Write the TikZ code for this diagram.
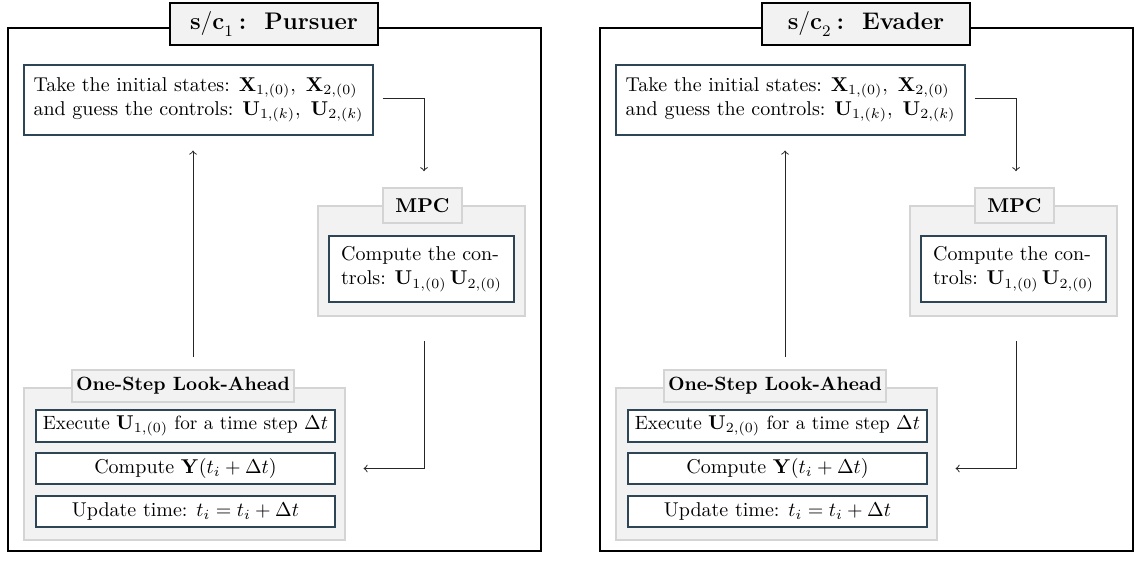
\documentclass[tikz,border=0pt]{standalone}
\usetikzlibrary{calc}
\definecolor{stepcol}{HTML}{2E4556}
\definecolor{grayfill}{HTML}{F2F2F2}
\definecolor{grayline}{HTML}{D4D4D4}
\begin{document}
\begin{tikzpicture}[x=0.5pt,y=-0.5pt,
  frame/.style={draw=black,line width=1pt,minimum width=266.5pt,minimum height=261.5pt,inner sep=0pt},
  titlebox/.style={draw=black,line width=1pt,fill=grayfill,font=\large\bfseries,minimum width=104pt,minimum height=21pt,inner sep=0pt},
  groupbox/.style={draw=grayline,fill=grayfill,line width=0.8pt,inner sep=0pt},
  grouptitle/.style={draw=grayline,fill=grayfill,line width=0.8pt,font=\bfseries,inner sep=0pt},
  stepbox/.style={draw=stepcol,fill=white,line width=0.6pt,inner sep=0pt},
  flow/.style={->,line width=0.5pt,black!85}]
\useasboundingbox (0,0) rectangle (1139,561);
\foreach \p/\who/\idx in {0/Pursuer/1,1/Evader/2}{
\begin{scope}[xshift={\p*296pt}]
\node[frame] (frame\idx) at (274.5,289.5) {};
\node[titlebox] (title\idx) at (274,24) {$\mathbf{s/c}_{\idx}$\hspace{2.5pt}:\hspace{9pt}\who};
\node[stepbox,minimum width=174.5pt,minimum height=35pt,align=left] (top\idx) at (198.5,100)
  {Take the initial states: $\mathbf{X}_{1,(0)},\ \mathbf{X}_{2,(0)}$\\and guess the controls: $\mathbf{U}_{1,(k)},\ \mathbf{U}_{2,(k)}$};
\node[groupbox,minimum width=103.5pt,minimum height=55pt] (mpc\idx) at (421.5,261) {};
\node[grouptitle,minimum width=39.5pt,minimum height=17.5pt] (mpct\idx) at (422.5,205.5) {MPC};
\node[stepbox,minimum width=92.5pt,minimum height=33pt,align=left] (mpcc\idx) at (421.5,269)
  {Compute the con-\\trols: $\mathbf{U}_{1,(0)}\,\mathbf{U}_{2,(0)}$};
\node[groupbox,minimum width=160.5pt,minimum height=76pt] (la\idx) at (184.5,464) {};
\node[grouptitle,minimum width=111pt,minimum height=16pt,font=\fontsize{9.6}{11}\selectfont\bfseries] (lat\idx) at (183,386) {One-Step Look-Ahead};
\node[stepbox,minimum width=149.5pt,minimum height=16pt,font=\fontsize{9.6}{11}\selectfont] (sa\idx) at (185.5,426)
  {Execute $\mathbf{U}_{\idx,(0)}$ for a time step $\Delta t$};
\node[stepbox,minimum width=149.5pt,minimum height=15.5pt] (sb\idx) at (185.5,468.5)
  {Compute $\mathbf{Y}(t_i+\Delta t)$};
\node[stepbox,minimum width=149.5pt,minimum height=15.5pt] (sc\idx) at (185.5,511.5)
  {Update time: $t_i=t_i+\Delta t$};
\draw[flow] ([xshift=4.5pt,yshift=0.5pt]top\idx.east) -| ([xshift=0.75pt,yshift=8pt]mpct\idx.north);
\draw[flow] ([xshift=1.25pt,yshift=-12pt]mpc\idx.south) |- ([xshift=14pt]sb\idx.east);
\coordinate (up\idx) at ([xshift=5pt,yshift=6pt]lat\idx.north);
\draw[flow,shorten >=7.5pt] (up\idx) -- (up\idx |- top\idx.south);
\end{scope}}
\end{tikzpicture}
\end{document}
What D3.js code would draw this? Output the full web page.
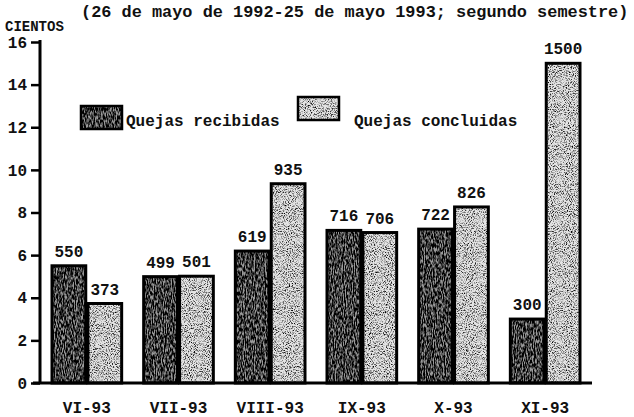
<!DOCTYPE html>
<html><head><meta charset="utf-8">
<script src="https://cdn.jsdelivr.net/npm/d3@7"></script>
<style>
body{margin:0;background:#fff;}
text{font-family:"Liberation Mono","DejaVu Sans Mono",monospace;font-weight:bold;fill:#111;}
</style></head>
<body><svg id="c" width="634" height="417"></svg>
<script>
const months = ["VI-93","VII-93","VIII-93","IX-93","X-93","XI-93"];
const recibidas = [550,499,619,716,722,300];
const concluidas = [373,501,935,706,826,1500];
const yTicks = [0,2,4,6,8,10,12,14,16];
const seriesNames = ["Quejas recibidas","Quejas concluidas"];
const title = "(26 de mayo de 1992-25 de mayo 1993; segundo semestre)";
const yUnit = "CIENTOS";

const svg = d3.select("#c");
const defs = svg.append("defs");
function speckle(id, seed, freq, slope, intercept){
  const f = defs.append("filter").attr("id",id).attr("x",0).attr("y",0).attr("width","100%").attr("height","100%");
  f.append("feTurbulence").attr("type","fractalNoise").attr("baseFrequency",freq).attr("numOctaves",2).attr("seed",seed).attr("result","n");
  f.append("feColorMatrix").attr("in","n").attr("type","matrix")
   .attr("values",`0 0 0 0 0  0 0 0 0 0  0 0 0 0 0  ${slope} 0 0 0 ${intercept}`).attr("result","a");
  f.append("feComposite").attr("in","a").attr("in2","SourceGraphic").attr("operator","in");
}
speckle("spkDark", 3, "0.9 0.25", 3.2, -1.0);
speckle("spkLight", 7, "0.95", 3.0, -1.4);

const y = d3.scaleLinear().domain([0,16]).range([383,42]);
const x0 = d3.scaleBand().domain(months).range([41,591]).paddingInner(0.24).paddingOuter(0.12);
const x1 = d3.scaleBand().domain([0,1]).range([0,x0.bandwidth()]).paddingInner(0.06);
const fills = ["#9a9a9a","#e4e4e4"];
const filt = ["url(#spkDark)","url(#spkLight)"];

const data = months.map((m,i)=>({m, vals:[recibidas[i],concluidas[i]]}));
const g = svg.append("g");
data.forEach(d=>{
  d.vals.forEach((v,k)=>{
    const bx = x0(d.m)+x1(k), bw = x1.bandwidth(), by = y(v/100);
    g.append("rect").attr("x",bx).attr("y",by).attr("width",bw).attr("height",y(0)-by).attr("fill",fills[k]);
    g.append("rect").attr("x",bx).attr("y",by).attr("width",bw).attr("height",y(0)-by).attr("fill","#000").attr("filter",filt[k]);
    g.append("rect").attr("x",bx).attr("y",by).attr("width",bw).attr("height",y(0)-by)
      .attr("fill","none").attr("stroke","#000").attr("stroke-width",3);
    g.append("text").attr("x",bx+bw/2).attr("y",by-9).attr("text-anchor","middle").attr("font-size",16).text(v);
  });
});

// y axis
const ax = svg.append("g").attr("transform","translate(40,0)");
ax.call(d3.axisLeft(y).tickValues(yTicks).tickSize(9).tickPadding(4).tickFormat(d3.format("d")));
ax.select(".domain").remove();
ax.append("line").attr("x1",0).attr("x2",0).attr("y1",40).attr("y2",y(0)).attr("stroke","#000").attr("stroke-width",3);
ax.selectAll(".tick line").attr("stroke","#000").attr("stroke-width",2.5);
ax.selectAll(".tick text").attr("font-size",16).attr("fill","#111").attr("font-family","Liberation Mono").attr("font-weight","bold");

// baseline
svg.append("line").attr("x1",33).attr("x2",592).attr("y1",y(0)).attr("y2",y(0)).attr("stroke","#000").attr("stroke-width",3);

// x labels
svg.append("g").selectAll("text").data(months).join("text")
  .attr("x",d=>x0(d)+x0.bandwidth()/2).attr("y",413).attr("text-anchor","middle").attr("font-size",16).text(d=>d);

// titles
svg.append("text").attr("x",81).attr("y",17).attr("font-size",16.9).text(title);
svg.append("text").attr("x",5).attr("y",31).attr("font-size",14).text(yUnit);

// legend
const leg = [{x:81,y:106,tx:126,ty:126},{x:298,y:97,tx:354,ty:126}];
leg.forEach((l,k)=>{
  svg.append("rect").attr("x",l.x).attr("y",l.y).attr("width",41).attr("height",23).attr("fill",fills[k]);
  svg.append("rect").attr("x",l.x).attr("y",l.y).attr("width",41).attr("height",23).attr("fill","#000").attr("filter",filt[k]);
  svg.append("rect").attr("x",l.x).attr("y",l.y).attr("width",41).attr("height",23).attr("fill","none").attr("stroke","#000").attr("stroke-width",2.5);
  svg.append("text").attr("x",l.tx).attr("y",l.ty).attr("font-size",16).text(seriesNames[k]);
});
</script></body></html>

━━━━━━━━━━

TASK REQUIREMENTS
Show every line from the entries above in which "code" appears.

RESPONSE TO THIS EXERCISE
Write the TikZ code for this diagram.
What D3.js code would draw this? Output the full web page.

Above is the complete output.